**Collected data**.
★ ★ ★ ★

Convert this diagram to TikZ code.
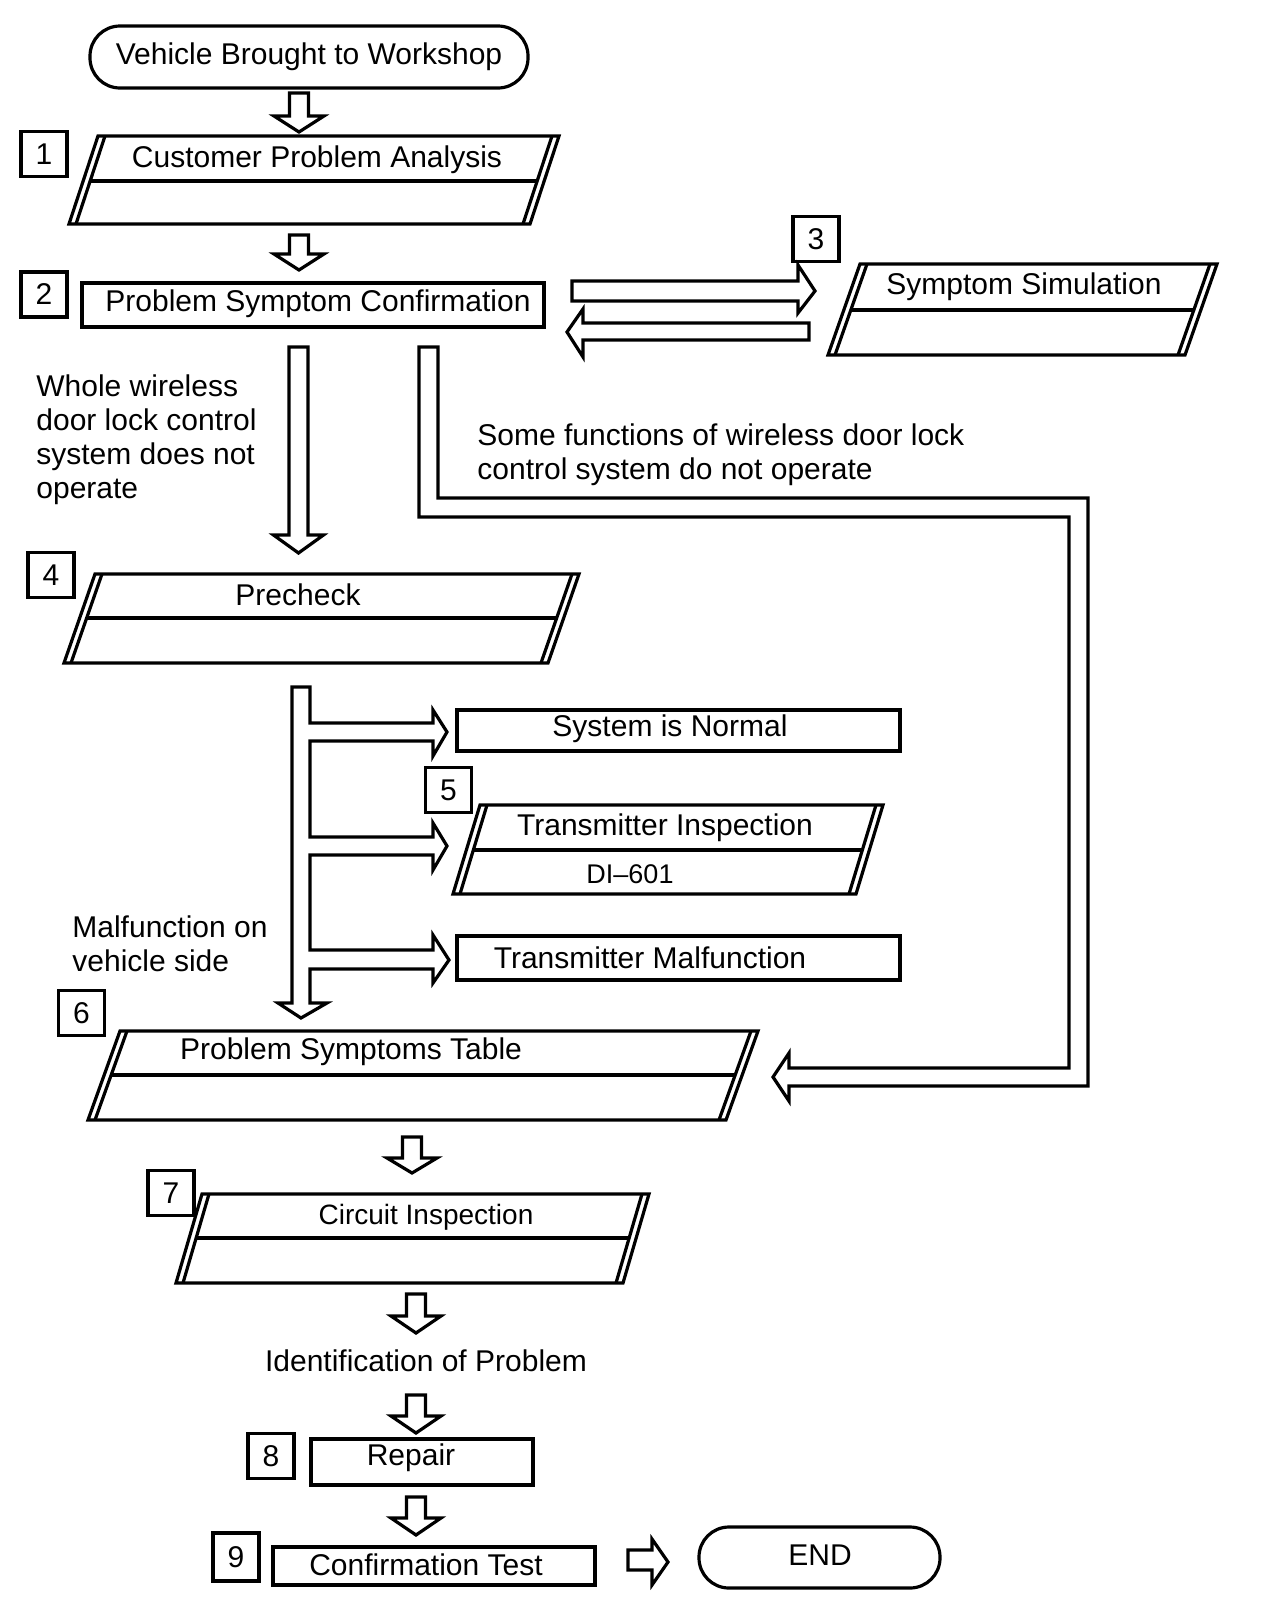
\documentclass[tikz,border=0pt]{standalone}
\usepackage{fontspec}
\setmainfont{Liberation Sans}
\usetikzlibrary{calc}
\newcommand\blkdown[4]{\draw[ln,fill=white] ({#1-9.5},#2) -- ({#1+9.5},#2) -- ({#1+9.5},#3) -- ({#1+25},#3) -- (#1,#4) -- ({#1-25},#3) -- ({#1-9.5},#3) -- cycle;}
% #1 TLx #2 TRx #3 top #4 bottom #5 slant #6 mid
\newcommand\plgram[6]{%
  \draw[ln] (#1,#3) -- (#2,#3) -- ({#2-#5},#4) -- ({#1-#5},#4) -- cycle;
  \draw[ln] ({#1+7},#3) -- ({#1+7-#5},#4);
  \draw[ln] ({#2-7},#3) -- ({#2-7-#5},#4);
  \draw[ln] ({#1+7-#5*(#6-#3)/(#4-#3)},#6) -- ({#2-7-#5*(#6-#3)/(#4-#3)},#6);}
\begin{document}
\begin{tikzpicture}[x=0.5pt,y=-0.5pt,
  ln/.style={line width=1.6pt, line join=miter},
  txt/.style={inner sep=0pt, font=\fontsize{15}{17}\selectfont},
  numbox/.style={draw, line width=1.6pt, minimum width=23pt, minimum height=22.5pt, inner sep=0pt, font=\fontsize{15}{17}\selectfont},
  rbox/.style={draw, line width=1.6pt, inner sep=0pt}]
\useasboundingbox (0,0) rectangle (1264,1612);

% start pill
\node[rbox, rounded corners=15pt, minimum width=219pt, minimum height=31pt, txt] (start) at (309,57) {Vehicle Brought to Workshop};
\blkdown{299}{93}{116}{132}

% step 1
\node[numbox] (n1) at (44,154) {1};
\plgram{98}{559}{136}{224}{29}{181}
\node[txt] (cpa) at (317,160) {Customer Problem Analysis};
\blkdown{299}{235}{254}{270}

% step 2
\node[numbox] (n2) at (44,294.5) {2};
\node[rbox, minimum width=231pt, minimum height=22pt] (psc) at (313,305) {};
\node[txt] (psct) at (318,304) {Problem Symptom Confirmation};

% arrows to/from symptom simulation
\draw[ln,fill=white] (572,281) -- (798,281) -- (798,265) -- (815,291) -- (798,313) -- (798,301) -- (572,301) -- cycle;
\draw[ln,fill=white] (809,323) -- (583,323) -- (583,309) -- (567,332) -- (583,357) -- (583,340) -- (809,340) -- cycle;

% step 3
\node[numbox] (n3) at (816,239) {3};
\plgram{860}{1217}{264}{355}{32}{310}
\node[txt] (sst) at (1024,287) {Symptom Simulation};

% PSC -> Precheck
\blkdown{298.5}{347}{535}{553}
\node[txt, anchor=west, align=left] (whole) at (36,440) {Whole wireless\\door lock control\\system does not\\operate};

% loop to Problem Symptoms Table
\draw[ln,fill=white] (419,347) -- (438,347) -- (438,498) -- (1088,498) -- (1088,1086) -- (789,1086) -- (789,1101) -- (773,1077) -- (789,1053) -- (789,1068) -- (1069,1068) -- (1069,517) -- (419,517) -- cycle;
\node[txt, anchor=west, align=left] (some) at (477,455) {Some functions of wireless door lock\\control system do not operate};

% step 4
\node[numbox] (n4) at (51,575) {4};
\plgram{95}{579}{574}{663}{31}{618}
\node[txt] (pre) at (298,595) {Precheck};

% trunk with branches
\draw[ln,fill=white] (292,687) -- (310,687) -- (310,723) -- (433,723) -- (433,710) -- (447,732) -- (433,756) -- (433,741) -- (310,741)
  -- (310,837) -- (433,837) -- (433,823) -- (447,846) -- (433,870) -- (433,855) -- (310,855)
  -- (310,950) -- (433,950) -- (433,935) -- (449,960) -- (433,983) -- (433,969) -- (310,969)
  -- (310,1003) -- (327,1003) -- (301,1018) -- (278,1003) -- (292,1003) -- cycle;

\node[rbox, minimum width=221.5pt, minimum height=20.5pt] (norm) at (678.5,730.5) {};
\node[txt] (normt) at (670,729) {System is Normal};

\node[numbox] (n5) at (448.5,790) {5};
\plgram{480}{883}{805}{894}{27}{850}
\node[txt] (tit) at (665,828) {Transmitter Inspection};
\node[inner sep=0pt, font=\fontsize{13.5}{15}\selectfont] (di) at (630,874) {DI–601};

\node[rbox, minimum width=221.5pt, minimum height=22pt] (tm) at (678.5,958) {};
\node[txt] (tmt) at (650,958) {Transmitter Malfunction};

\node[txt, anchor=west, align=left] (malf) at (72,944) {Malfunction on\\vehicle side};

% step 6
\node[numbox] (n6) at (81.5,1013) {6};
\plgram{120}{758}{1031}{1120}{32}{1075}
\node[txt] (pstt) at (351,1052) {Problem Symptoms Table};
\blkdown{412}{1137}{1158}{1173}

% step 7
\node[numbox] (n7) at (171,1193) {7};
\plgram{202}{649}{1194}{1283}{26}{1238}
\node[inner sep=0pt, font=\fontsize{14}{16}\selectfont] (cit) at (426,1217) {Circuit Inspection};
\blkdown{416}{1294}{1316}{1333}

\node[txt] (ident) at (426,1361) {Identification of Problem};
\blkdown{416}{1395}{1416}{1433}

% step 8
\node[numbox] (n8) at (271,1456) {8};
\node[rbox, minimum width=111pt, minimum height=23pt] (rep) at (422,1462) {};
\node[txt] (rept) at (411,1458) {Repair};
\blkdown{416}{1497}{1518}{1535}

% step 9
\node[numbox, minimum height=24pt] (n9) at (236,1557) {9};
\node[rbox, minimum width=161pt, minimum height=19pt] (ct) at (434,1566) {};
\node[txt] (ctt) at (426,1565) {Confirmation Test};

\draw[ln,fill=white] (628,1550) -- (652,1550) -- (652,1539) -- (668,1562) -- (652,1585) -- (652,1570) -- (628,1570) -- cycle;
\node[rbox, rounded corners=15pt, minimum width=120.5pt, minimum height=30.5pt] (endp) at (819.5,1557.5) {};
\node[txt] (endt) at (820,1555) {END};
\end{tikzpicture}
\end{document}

★ ★ ★ ★

**Task details**. Make an exact copy of the listing above. Do not include the pictures.

**Exercise result**.
Convert this diagram to TikZ code.
\documentclass[tikz,border=0pt]{standalone}
\usepackage{fontspec}
\setmainfont{Liberation Sans}
\usetikzlibrary{calc}
\newcommand\blkdown[4]{\draw[ln,fill=white] ({#1-9.5},#2) -- ({#1+9.5},#2) -- ({#1+9.5},#3) -- ({#1+25},#3) -- (#1,#4) -- ({#1-25},#3) -- ({#1-9.5},#3) -- cycle;}
% #1 TLx #2 TRx #3 top #4 bottom #5 slant #6 mid
\newcommand\plgram[6]{%
  \draw[ln] (#1,#3) -- (#2,#3) -- ({#2-#5},#4) -- ({#1-#5},#4) -- cycle;
  \draw[ln] ({#1+7},#3) -- ({#1+7-#5},#4);
  \draw[ln] ({#2-7},#3) -- ({#2-7-#5},#4);
  \draw[ln] ({#1+7-#5*(#6-#3)/(#4-#3)},#6) -- ({#2-7-#5*(#6-#3)/(#4-#3)},#6);}
\begin{document}
\begin{tikzpicture}[x=0.5pt,y=-0.5pt,
  ln/.style={line width=1.6pt, line join=miter},
  txt/.style={inner sep=0pt, font=\fontsize{15}{17}\selectfont},
  numbox/.style={draw, line width=1.6pt, minimum width=23pt, minimum height=22.5pt, inner sep=0pt, font=\fontsize{15}{17}\selectfont},
  rbox/.style={draw, line width=1.6pt, inner sep=0pt}]
\useasboundingbox (0,0) rectangle (1264,1612);

% start pill
\node[rbox, rounded corners=15pt, minimum width=219pt, minimum height=31pt, txt] (start) at (309,57) {Vehicle Brought to Workshop};
\blkdown{299}{93}{116}{132}

% step 1
\node[numbox] (n1) at (44,154) {1};
\plgram{98}{559}{136}{224}{29}{181}
\node[txt] (cpa) at (317,160) {Customer Problem Analysis};
\blkdown{299}{235}{254}{270}

% step 2
\node[numbox] (n2) at (44,294.5) {2};
\node[rbox, minimum width=231pt, minimum height=22pt] (psc) at (313,305) {};
\node[txt] (psct) at (318,304) {Problem Symptom Confirmation};

% arrows to/from symptom simulation
\draw[ln,fill=white] (572,281) -- (798,281) -- (798,265) -- (815,291) -- (798,313) -- (798,301) -- (572,301) -- cycle;
\draw[ln,fill=white] (809,323) -- (583,323) -- (583,309) -- (567,332) -- (583,357) -- (583,340) -- (809,340) -- cycle;

% step 3
\node[numbox] (n3) at (816,239) {3};
\plgram{860}{1217}{264}{355}{32}{310}
\node[txt] (sst) at (1024,287) {Symptom Simulation};

% PSC -> Precheck
\blkdown{298.5}{347}{535}{553}
\node[txt, anchor=west, align=left] (whole) at (36,440) {Whole wireless\\door lock control\\system does not\\operate};

% loop to Problem Symptoms Table
\draw[ln,fill=white] (419,347) -- (438,347) -- (438,498) -- (1088,498) -- (1088,1086) -- (789,1086) -- (789,1101) -- (773,1077) -- (789,1053) -- (789,1068) -- (1069,1068) -- (1069,517) -- (419,517) -- cycle;
\node[txt, anchor=west, align=left] (some) at (477,455) {Some functions of wireless door lock\\control system do not operate};

% step 4
\node[numbox] (n4) at (51,575) {4};
\plgram{95}{579}{574}{663}{31}{618}
\node[txt] (pre) at (298,595) {Precheck};

% trunk with branches
\draw[ln,fill=white] (292,687) -- (310,687) -- (310,723) -- (433,723) -- (433,710) -- (447,732) -- (433,756) -- (433,741) -- (310,741)
  -- (310,837) -- (433,837) -- (433,823) -- (447,846) -- (433,870) -- (433,855) -- (310,855)
  -- (310,950) -- (433,950) -- (433,935) -- (449,960) -- (433,983) -- (433,969) -- (310,969)
  -- (310,1003) -- (327,1003) -- (301,1018) -- (278,1003) -- (292,1003) -- cycle;

\node[rbox, minimum width=221.5pt, minimum height=20.5pt] (norm) at (678.5,730.5) {};
\node[txt] (normt) at (670,729) {System is Normal};

\node[numbox] (n5) at (448.5,790) {5};
\plgram{480}{883}{805}{894}{27}{850}
\node[txt] (tit) at (665,828) {Transmitter Inspection};
\node[inner sep=0pt, font=\fontsize{13.5}{15}\selectfont] (di) at (630,874) {DI–601};

\node[rbox, minimum width=221.5pt, minimum height=22pt] (tm) at (678.5,958) {};
\node[txt] (tmt) at (650,958) {Transmitter Malfunction};

\node[txt, anchor=west, align=left] (malf) at (72,944) {Malfunction on\\vehicle side};

% step 6
\node[numbox] (n6) at (81.5,1013) {6};
\plgram{120}{758}{1031}{1120}{32}{1075}
\node[txt] (pstt) at (351,1052) {Problem Symptoms Table};
\blkdown{412}{1137}{1158}{1173}

% step 7
\node[numbox] (n7) at (171,1193) {7};
\plgram{202}{649}{1194}{1283}{26}{1238}
\node[inner sep=0pt, font=\fontsize{14}{16}\selectfont] (cit) at (426,1217) {Circuit Inspection};
\blkdown{416}{1294}{1316}{1333}

\node[txt] (ident) at (426,1361) {Identification of Problem};
\blkdown{416}{1395}{1416}{1433}

% step 8
\node[numbox] (n8) at (271,1456) {8};
\node[rbox, minimum width=111pt, minimum height=23pt] (rep) at (422,1462) {};
\node[txt] (rept) at (411,1458) {Repair};
\blkdown{416}{1497}{1518}{1535}

% step 9
\node[numbox, minimum height=24pt] (n9) at (236,1557) {9};
\node[rbox, minimum width=161pt, minimum height=19pt] (ct) at (434,1566) {};
\node[txt] (ctt) at (426,1565) {Confirmation Test};

\draw[ln,fill=white] (628,1550) -- (652,1550) -- (652,1539) -- (668,1562) -- (652,1585) -- (652,1570) -- (628,1570) -- cycle;
\node[rbox, rounded corners=15pt, minimum width=120.5pt, minimum height=30.5pt] (endp) at (819.5,1557.5) {};
\node[txt] (endt) at (820,1555) {END};
\end{tikzpicture}
\end{document}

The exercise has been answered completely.